WRITTEN REQUEST -> Give exactly the lines from the one with "Rebuild this diagram" through the final line of the listing below, both included, leaving out any pictures.
** BEGIN DATA **
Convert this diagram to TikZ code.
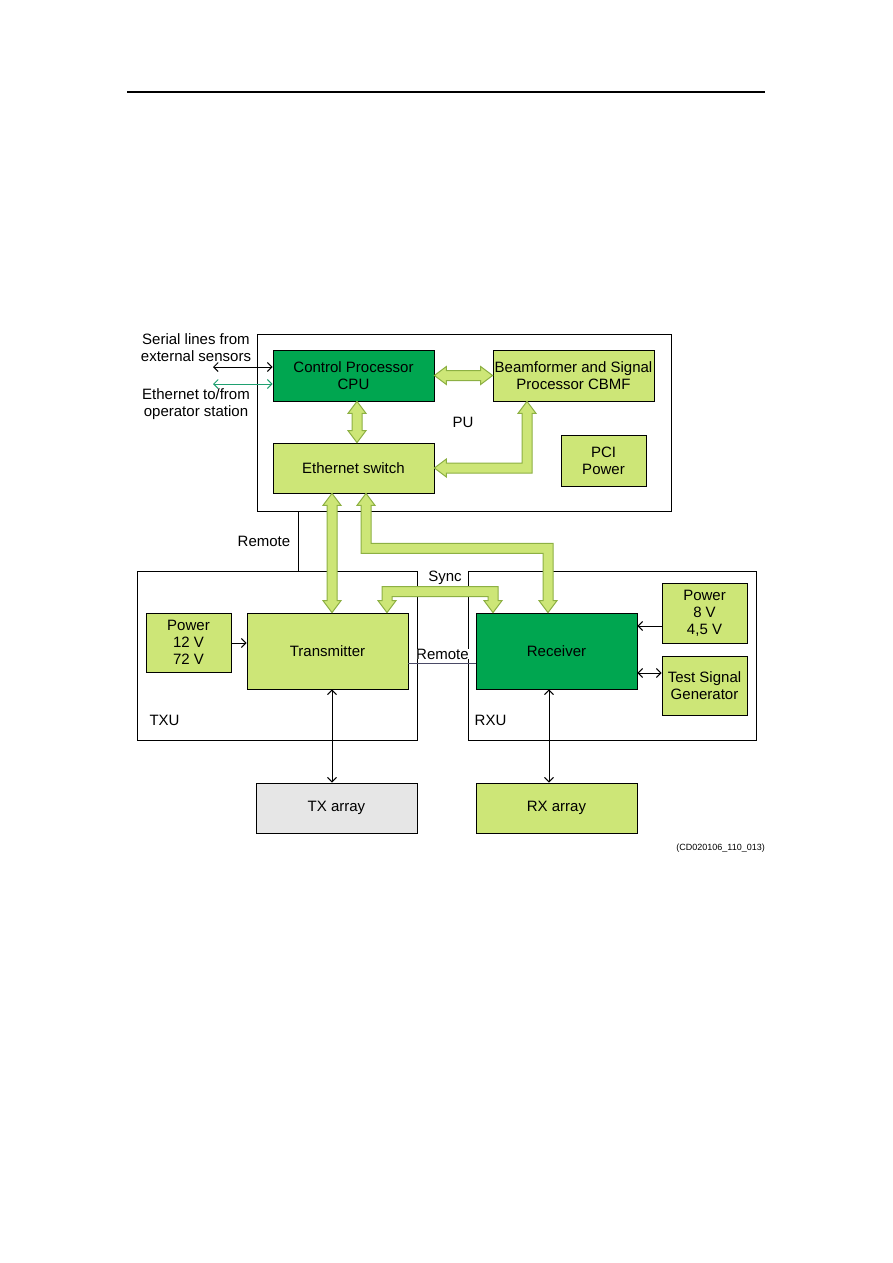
\documentclass[tikz,border=0pt]{standalone}
\usepackage{fontspec}
\setmainfont{Liberation Sans}
\usetikzlibrary{arrows.meta,calc}
\definecolor{lgreen}{HTML}{CDE677}
\definecolor{dgreen}{HTML}{00A650}
\definecolor{fatedge}{HTML}{8DB043}
\definecolor{ethgreen}{HTML}{1FA070}
\definecolor{txgray}{HTML}{E6E6E6}
\definecolor{remotec}{HTML}{4A4A66}
% vertical double fat arrow: #1 upper tip, #2 lower tip (x from #1)
\newcommand\fatV[2]{\path[fat] let \p1=#1, \p2=#2 in
  (\x1,\y1) -- (\x1+9pt,\y1-12pt) -- (\x1+5pt,\y1-12pt) -- (\x1+5pt,\y2+12pt) -- (\x1+9pt,\y2+12pt)
  -- (\x1,\y2) -- (\x1-9pt,\y2+12pt) -- (\x1-5pt,\y2+12pt) -- (\x1-5pt,\y1-12pt) -- (\x1-9pt,\y1-12pt) -- cycle;}
% horizontal double fat arrow: #1 left tip, #2 right tip (y from #1)
\newcommand\fatH[2]{\path[fat] let \p1=#1, \p2=#2 in
  (\x1,\y1) -- (\x1+12pt,\y1+9pt) -- (\x1+12pt,\y1+5pt) -- (\x2-12pt,\y1+5pt) -- (\x2-12pt,\y1+9pt)
  -- (\x2,\y1) -- (\x2-12pt,\y1-9pt) -- (\x2-12pt,\y1-5pt) -- (\x1+12pt,\y1-5pt) -- (\x1+12pt,\y1-9pt) -- cycle;}
\begin{document}
\begin{tikzpicture}[x=1pt,y=-1pt,
  every node/.style={font=\fontsize{15}{17}\selectfont},
  box/.style={draw=black,line width=0.8pt,align=center,inner sep=0pt},
  lbox/.style={box,fill=lgreen},
  dbox/.style={box,fill=dgreen},
  frame/.style={draw=black,line width=0.8pt,inner sep=0pt},
  fat/.style={fill=lgreen,draw=fatedge,line width=1pt,line join=miter},
  thin/.style={line width=1pt,{Straight Barb[length=4.5pt,width=9pt]}-{Straight Barb[length=4.5pt,width=9pt]}},
  thinr/.style={line width=1pt,-{Straight Barb[length=4.5pt,width=9pt]}},
  lbl/.style={inner sep=0pt,align=center}]
\useasboundingbox[fill=white] (0,0) rectangle (893,1263);

% top rule
\coordinate (ruleL) at (127,92);
\coordinate (ruleR) at (765,92);
\draw[line width=1.2pt] (ruleL) -- (ruleR);

% frames
\node[frame,minimum width=414pt,minimum height=177pt] (pu) at (464,422.5) {};
\node[frame,minimum width=280pt,minimum height=169pt] (txu) at (277,655.5) {};
\node[frame,minimum width=288pt,minimum height=169pt] (rxu) at (612,655.5) {};

% boxes in PU
\node[dbox,minimum width=161pt,minimum height=51pt] (cpu) at (353.5,375.5) {Control Processor\\CPU};
\node[lbox,minimum width=161pt,minimum height=51pt] (cbmf) at (573.5,375.5) {Beamformer and Signal\\Processor CBMF};
\node[lbox,minimum width=161pt,minimum height=50pt] (eth) at (353.5,468) {Ethernet switch};
\node[lbox,minimum width=85pt,minimum height=51pt] (pci) at (603.5,460.5) {PCI\\Power};
\node[lbl] (pulbl) at (463,422) {PU};

% TXU
\node[lbox,minimum width=85pt,minimum height=59pt] (pw12) at (188.5,642.5) {Power\\12 V\\72 V};
\node[lbox,minimum width=161pt,minimum height=76pt] (tx) at (327.5,651) {Transmitter};
\node[lbl] (txulbl) at (164.5,720) {TXU};

% RXU
\node[dbox,minimum width=161pt,minimum height=76pt] (rx) at (556.5,651) {Receiver};
\node[lbox,minimum width=85pt,minimum height=60pt] (pw8) at (704.5,613) {Power\\8 V\\4,5 V};
\node[lbox,minimum width=85pt,minimum height=59pt] (tsg) at (704.5,685.5) {Test Signal\\Generator};
\node[lbl] (rxulbl) at (490.5,720) {RXU};

% arrays
\node[box,fill=txgray,minimum width=161pt,minimum height=50pt] (txa) at (336.5,808) {TX array};
\node[lbox,minimum width=161pt,minimum height=50pt] (rxa) at (556.5,808) {RX array};

% external inputs
\node[lbl] (serial) at (196,347.5) {Serial lines from\\external sensors};
\node[lbl] (ethop) at (196,404.5) {Ethernet to/from\\operator station};
\coordinate (serL) at (213,367);
\coordinate (ethL) at (213,384);
\draw[thin] (serL) -- (serL -| cpu.west);
\draw[thin,ethgreen] (ethL) -- (ethL -| cpu.west);

% remote lines
\draw[line width=0.8pt] ([xshift=-166pt]pu.south) -- ([xshift=-166pt]pu.south |- txu.north);
\node[lbl] (rem1) at (264,541) {Remote};
\draw[line width=0.8pt,remotec] ([yshift=-12pt]tx.east) -- ([yshift=-12pt]tx.east -| rx.west);
\node[lbl,fill=white,inner xsep=0.5pt] (rem2) at (442.5,654) {Remote};

% thin arrows inside units
\draw[thinr] (pw12.east |- 0,643) -- (tx.west |- 0,643);
\draw[thinr] ([yshift=-13pt]pw8.west) -- ([yshift=-13pt]pw8.west -| rx.east);
\draw[thin] ([yshift=12.5pt]tsg.west -| rx.east) -- ([yshift=12.5pt]tsg.west);
\draw[thin] ([xshift=4.5pt]tx.south) -- ([xshift=4.5pt]tx.south |- txa.north);
\draw[thin] ([xshift=-7.5pt]rx.south) -- ([xshift=-7.5pt]rx.south |- rxa.north);

% fat arrows
\fatH{(cpu.east)}{(cbmf.west)}
\fatV{([xshift=3.5pt]cpu.south)}{([xshift=3.5pt]eth.north)}
% CBMF <-> Ethernet switch
\path[fat] let \p1=([xshift=-46.5pt]cbmf.south), \p2=(eth.east) in
  (\x1,\y1) -- (\x1+9pt,\y1-12pt) -- (\x1+5pt,\y1-12pt) -- (\x1+5pt,\y2-5pt) -- (\x2+12pt,\y2-5pt)
  -- (\x2+12pt,\y2-9pt) -- (\x2,\y2) -- (\x2+12pt,\y2+9pt) -- (\x2+12pt,\y2+5pt) -- (\x1-5pt,\y2+5pt)
  -- (\x1-5pt,\y1-12pt) -- (\x1-9pt,\y1-12pt) -- cycle;
% Ethernet switch <-> Transmitter
\fatV{([xshift=-21.5pt]eth.south)}{([xshift=-21.5pt]eth.south |- tx.north)}
% Ethernet switch <-> Receiver
\path[fat] let \p1=([xshift=12.5pt]eth.south), \p2=([xshift=-8.5pt]rx.north), \p3=([yshift=-55pt]eth.south) in
  (\x1,\y1) -- (\x1+9pt,\y1-12pt) -- (\x1+5pt,\y1-12pt) -- (\x1+5pt,\y3+5pt) -- (\x2+5pt,\y3+5pt)
  -- (\x2+5pt,\y2+12pt) -- (\x2+9pt,\y2+12pt) -- (\x2,\y2) -- (\x2-9pt,\y2+12pt) -- (\x2-5pt,\y2+12pt)
  -- (\x2-5pt,\y3-5pt) -- (\x1-5pt,\y3-5pt) -- (\x1-5pt,\y1-12pt) -- (\x1-9pt,\y1-12pt) -- cycle;
% Sync: Transmitter <-> Receiver
\path[fat] let \p1=([xshift=59.5pt]tx.north), \p2=([xshift=-63.5pt]rx.north), \p3=([yshift=21pt]tx.north) in
  (\x1,\y1) -- (\x1-9pt,\y1+12pt) -- (\x1-5pt,\y1+12pt) -- (\x1-5pt,\y3+5pt) -- (\x2+5pt,\y3+5pt)
  -- (\x2+5pt,\y2+12pt) -- (\x2+9pt,\y2+12pt) -- (\x2,\y2) -- (\x2-9pt,\y2+12pt) -- (\x2-5pt,\y2+12pt)
  -- (\x2-5pt,\y3-5pt) -- (\x1+5pt,\y3-5pt) -- (\x1+5pt,\y1+12pt) -- (\x1+9pt,\y1+12pt) -- cycle;
\node[lbl] (sync) at (445,578) {Sync};

% caption
\node[lbl,anchor=east,font=\fontsize{9}{11}\selectfont] (cap) at (765,848) {(CD020106\_110\_013)};
\end{tikzpicture}
\end{document}
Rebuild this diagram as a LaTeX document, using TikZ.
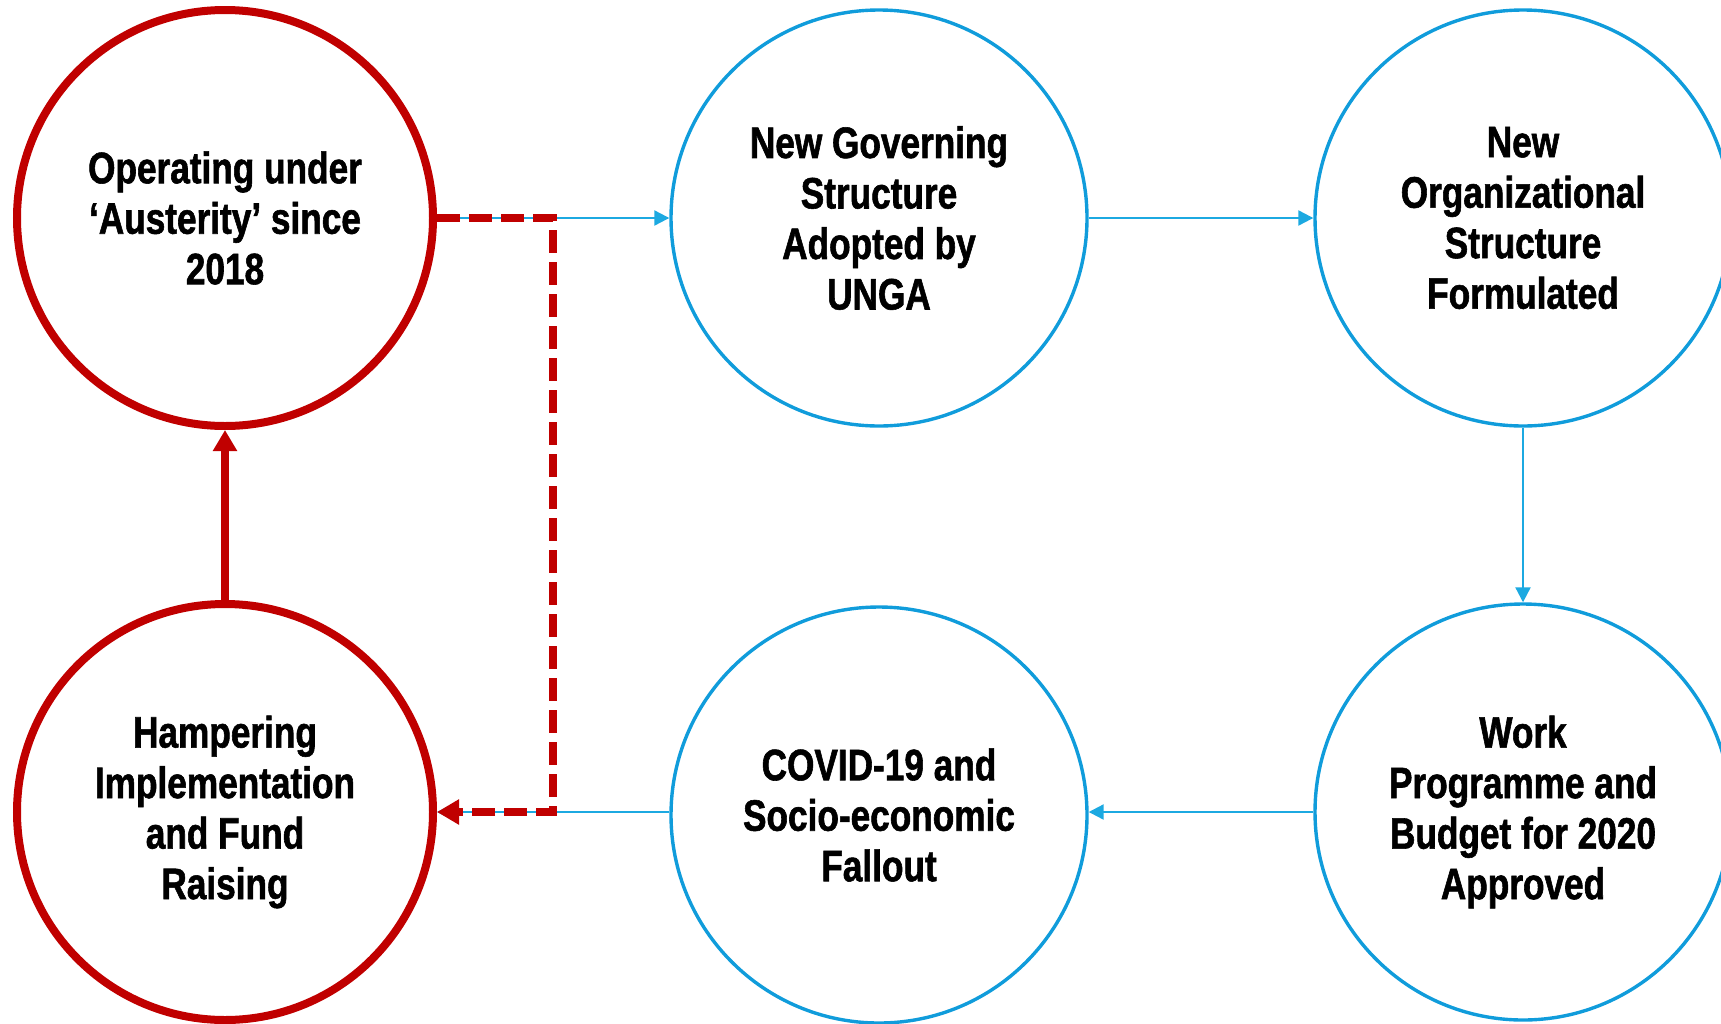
\documentclass[tikz,border=0pt]{standalone}
\usepackage{fontspec}
\setmainfont{Liberation Sans}[FakeStretch=0.8, BoldFeatures={FakeBold=1.3}]
\usetikzlibrary{arrows.meta}
\definecolor{cblue}{HTML}{109CDB}
\definecolor{lblue}{HTML}{1CA9E1}
\definecolor{cred}{HTML}{C00000}
\begin{document}
\begin{tikzpicture}[x=1pt,y=-1pt,
  bub/.style={circle, minimum size=416pt, inner sep=0pt, align=center,
    font=\fontsize{44}{50.5}\selectfont\bfseries},
  bluebub/.style={bub, draw=cblue, line width=3.4pt},
  redbub/.style={bub, draw=cred, line width=8pt},
  bluearr/.style={draw=lblue, line width=2.2pt, -{Triangle[length=15pt,width=15pt]}},
  reddash/.style={draw=cred, line width=8pt, dash pattern=on 23pt off 9pt, -{Triangle[length=22pt,width=24pt]}},
  redarr/.style={draw=cred, line width=7.5pt, -{Triangle[length=21pt,width=23pt]}}]
\useasboundingbox (0,0) rectangle (1721,1023);
\node[redbub] (A) at (225,218) {Operating under\\‘Austerity’ since\\2018};
\node[bluebub] (B) at (879,218) {New Governing\\Structure\\Adopted by\\UNGA};
\node[bluebub] (C) at (1523,218) {New\\Organizational\\Structure\\Formulated};
\node[bluebub] (D) at (1523,812) {Work\\Programme and\\Budget for 2020\\Approved};
\node[bluebub] (E) at (879,815) {COVID-19 and\\Socio-economic\\Fallout};
\node[redbub] (F) at (225,812) {Hampering\\Implementation\\and Fund\\Raising};
\coordinate (k1) at (553,218);
\coordinate (k2) at (553,812);
\draw[bluearr] (A.east) -- (B.west);
\draw[bluearr] (B.east) -- (C.west);
\draw[bluearr] (C.south) -- (D.north);
\draw[bluearr] (D.west) -- (E.east |- D.west);
\draw[bluearr] (E.west |- F.east) -- (F.east);
\draw[reddash] (A.east) -- (k1) -- (k2) -- (F.east);
\draw[redarr] (F.north) -- (A.south);
\end{tikzpicture}
\end{document}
** END DATA **
REPLY ->
Rebuild this diagram as a LaTeX document, using TikZ.
\documentclass[tikz,border=0pt]{standalone}
\usepackage{fontspec}
\setmainfont{Liberation Sans}[FakeStretch=0.8, BoldFeatures={FakeBold=1.3}]
\usetikzlibrary{arrows.meta}
\definecolor{cblue}{HTML}{109CDB}
\definecolor{lblue}{HTML}{1CA9E1}
\definecolor{cred}{HTML}{C00000}
\begin{document}
\begin{tikzpicture}[x=1pt,y=-1pt,
  bub/.style={circle, minimum size=416pt, inner sep=0pt, align=center,
    font=\fontsize{44}{50.5}\selectfont\bfseries},
  bluebub/.style={bub, draw=cblue, line width=3.4pt},
  redbub/.style={bub, draw=cred, line width=8pt},
  bluearr/.style={draw=lblue, line width=2.2pt, -{Triangle[length=15pt,width=15pt]}},
  reddash/.style={draw=cred, line width=8pt, dash pattern=on 23pt off 9pt, -{Triangle[length=22pt,width=24pt]}},
  redarr/.style={draw=cred, line width=7.5pt, -{Triangle[length=21pt,width=23pt]}}]
\useasboundingbox (0,0) rectangle (1721,1023);
\node[redbub] (A) at (225,218) {Operating under\\‘Austerity’ since\\2018};
\node[bluebub] (B) at (879,218) {New Governing\\Structure\\Adopted by\\UNGA};
\node[bluebub] (C) at (1523,218) {New\\Organizational\\Structure\\Formulated};
\node[bluebub] (D) at (1523,812) {Work\\Programme and\\Budget for 2020\\Approved};
\node[bluebub] (E) at (879,815) {COVID-19 and\\Socio-economic\\Fallout};
\node[redbub] (F) at (225,812) {Hampering\\Implementation\\and Fund\\Raising};
\coordinate (k1) at (553,218);
\coordinate (k2) at (553,812);
\draw[bluearr] (A.east) -- (B.west);
\draw[bluearr] (B.east) -- (C.west);
\draw[bluearr] (C.south) -- (D.north);
\draw[bluearr] (D.west) -- (E.east |- D.west);
\draw[bluearr] (E.west |- F.east) -- (F.east);
\draw[reddash] (A.east) -- (k1) -- (k2) -- (F.east);
\draw[redarr] (F.north) -- (A.south);
\end{tikzpicture}
\end{document}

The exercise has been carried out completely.